“A change is as good as a holiday,” is a well-known saying many of us have heard and even found ourselves using. The ordinary understanding of this saying is that altering your routine, surroundings or tasks can be just as refreshing and rejuvenating as taking a holiday.
Yet, when Artificial Intelligence (AI) entered the legal and compliance space, instead of a sense of hopefulness, it was met with fear. From my experience, having worked both in practice and in-house, we tend to fear technology, believing it will replace us. Technology in the workplace is often resisted due to concerns about redundancy, cost implications, or the belief that digital tools may overcomplicate processes or manual systems that already function effectively.
Instead of fearing the technological advancements entering the compliance space, we should be embracing them and recognising them for what they are: mechanisms designed to make life easier.
How Technology Innovates Compliance
Traditionally, compliance departments have relied heavily on manual processes. With growing volumes of regulation, technology has increasingly been adopted to automate routine work, improving efficiency, strengthening oversight and enabling more consistent control. Today, compliance solutions can process and analyse large volumes of regulatory change in real time.
At the same time, compliance teams are operating under mounting pressure. Many are under-resourced, with legal advisers taking on dual roles or compliance officers managing broad portfolios spanning regulatory compliance, ethics and investigations. Cost constraints mean teams are expected to absorb increasing workloads without additional capacity, while still contributing strategic value to the organisation.
Compliance should not feel like an endless marathon. This is where technology becomes essential. Compliance teams should be leveraging it to automate routine tasks such as reporting, data monitoring and training tracking. Data can be centralised using software that creates a single source of truth, eliminating the need to search through fragmented systems. Technology can also provide real-time alerts, enabling immediate action.
With digital compliance solutions, organisations can standardise procedures across multiple jurisdictions and operational locations. AI-powered tools can continuously monitor updates from various sources. As a result, instead of spending excessive time manually scanning for changes, compliance officers can rely on these tools and focus their efforts on interpreting how new developments impact operations.
In my view, one of the greatest benefits for compliance teams that embed technology into their processes is the ability to reclaim time, something we all know cannot be recovered.
Culture Change
Compliance processes remain largely manual, while technology continues to advance rapidly. Integrating compliance technology with existing processes requires a cultural shift towards embracing digital solutions. If your organisation is not using any form of compliance technology at this stage, it may already be falling behind. The days of taking a conservative approach to digitisation are long gone.
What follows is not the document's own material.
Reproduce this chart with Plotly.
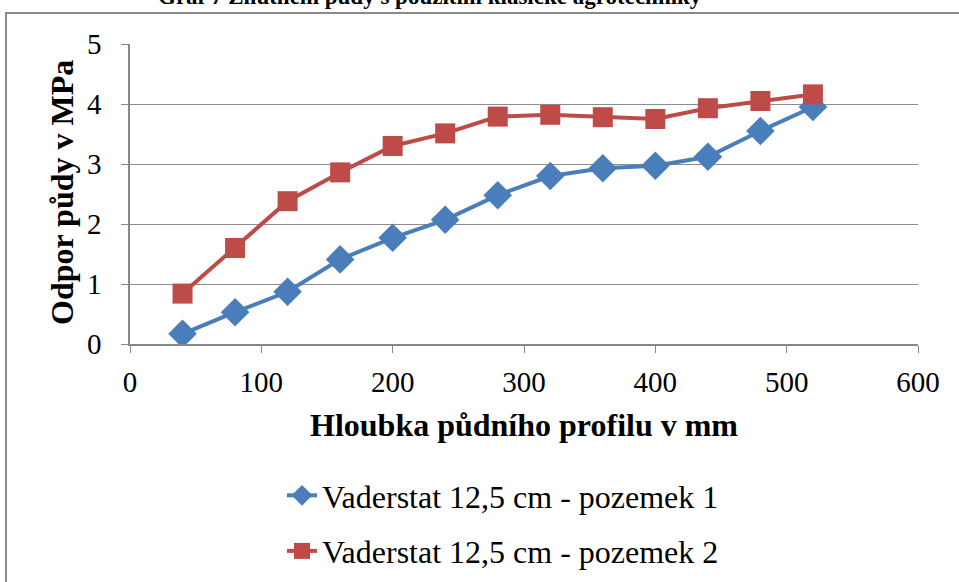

Embracing technology within compliance can have a significant positive impact, becoming a key driver of efficiency. The legal profession has already begun to adopt technology widely, using tools for contract lifecycle management, AI-driven legal research and electronic discovery.
The anxiety compliance officers feel today when they see AI monitoring thousands of regulatory updates in seconds mirrors the anxiety experienced in other information-heavy roles when the internet first began transforming the business world. At the time, there were fears that widespread access to information would diminish the value of those who curated it.
History has shown us that technology did not make these roles redundant, but rather reshaped them. The more tedious aspects of work were reduced, while the more valuable aspects were enhanced.
What Does the Future Look Like?
Technology is only as strong as the foundation on which it is built. Outputs can become unreliable if the underlying data is of poor quality. Organisations looking to adopt AI tools must first undertake data cleansing to ensure that systems operate on structured and reliable information.
Looking ahead, compliance roles will require individuals to be skilled not only in compliance itself but also to possess a level of technical literacy. The future is not about machines replacing people, but about the evolution of the compliance function.
Compliance departments should assess their current level of digitisation. The reality is that technology can transform processes and enhance the capabilities of compliance professionals. The right solutions have the potential to elevate the function entirely, allowing compliance officers to focus on more complex and strategic risks within the organisation.
Concerns around job redundancy can be addressed through transparent change management strategies, enabling compliance professionals to see that the purpose of digitisation is to improve productivity by eliminating inefficiencies.
Compliance officers will need to coexist with technology. As technology continues to evolve, with expanding capabilities and benefits, compliance officers and legal advisers will increasingly act as the link between board expectations, legal requirements and technological capabilities. They will move beyond being seen as “keepers of the rules” and instead become ethical growth enablers, configuring AI tools and defining organisational risk appetite.